Captage, tri, priorisation
Les plates-formes de crowdsourcing offrant la possibilité de mettre en contact un chercheur de solution (seeker) avec une communauté de répondants (solvers) sont pléthore : Ninesigma, Quora ou Innocentive aux États-Unis, Presans, Eyeka ou Hypios en France. Et des petits nouveaux font leur apparition, à l’image d’Inventive, qui propose, depuis avril 2012, d’évaluer et accompagner les idées des particuliers, jusqu’ici non exploitées, à destination des PME et collectivités locales. Les acteurs offrant des solutions logicielles permettant la collecte et le tri des opportunités innovantes externes, ainsi que la leur intégration par acquisition de brevets ou licences, comme Inova Software, ont aussi le vent en poupe. Un marché amené à évoluer vers des solutions transverses et à se concentrer à terme.

Boycott
Si pour une marque l’appel à concours pour la conception d’un nouveau logo via une plate-forme réunissant des milliers de designers du monde entier offre bien des avantages, le jeu n’en vaudrait pas toujours la chandelle pour les contributeurs. Il leur faut investir au moins 5 % du gain escompté pour proposer un projet ayant des chances de sortir du lot, que la compétition, très ouverte, dilue complètement. Le mouvement No!Spec, dénonçant ce travail spéculatif, appelle au boycott des plateformes qui ne proposent pas un partage de valeur à la hauteur du travail et de l’investissement fournis.
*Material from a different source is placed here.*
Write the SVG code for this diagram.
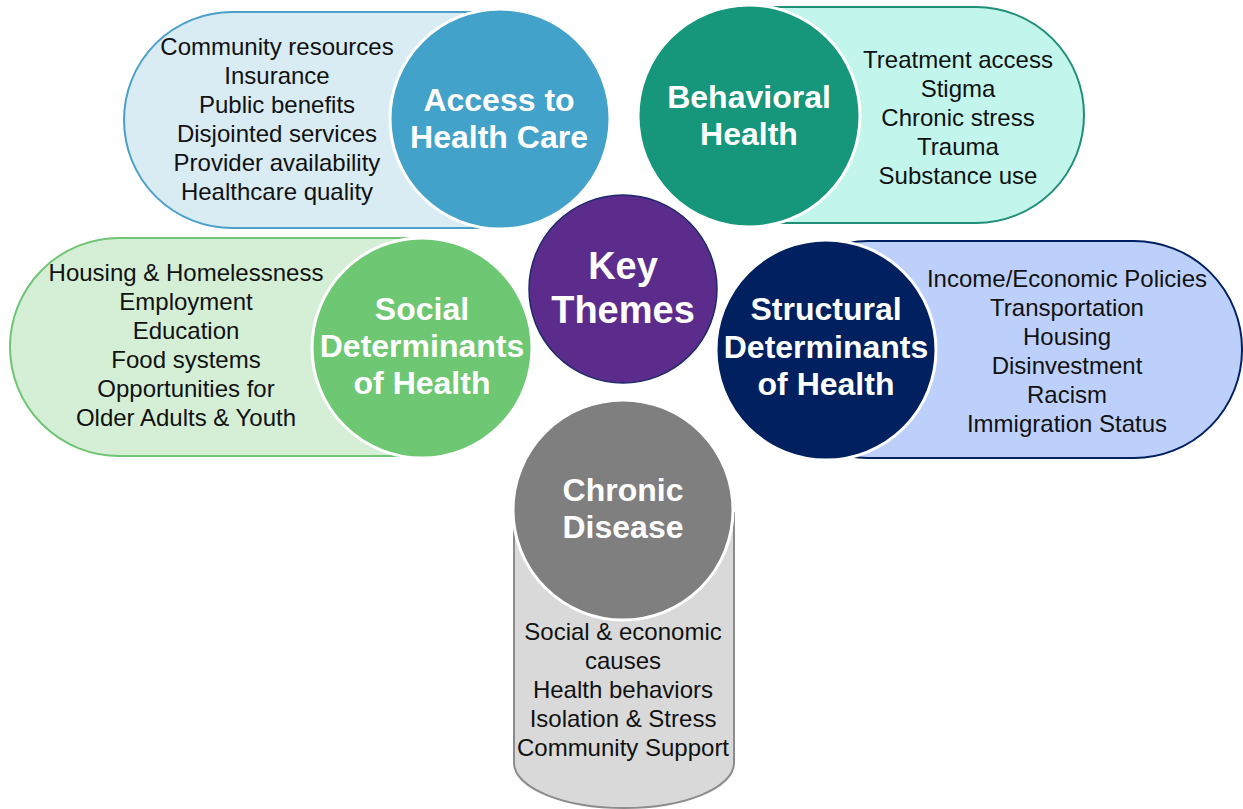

Relativement suivi, il menace la pérennité de telles plates-formes : sans répondants, leur intérêt est nul.

Les solutions qui sortiront du lot à long terme seront celles offrant une structure sérieuse, filtrant demandes et réponses, analysant la compétence du solver, qui rémunèrent équitablement le travail fourni, et apportent une plus-value dans le tri de l’information.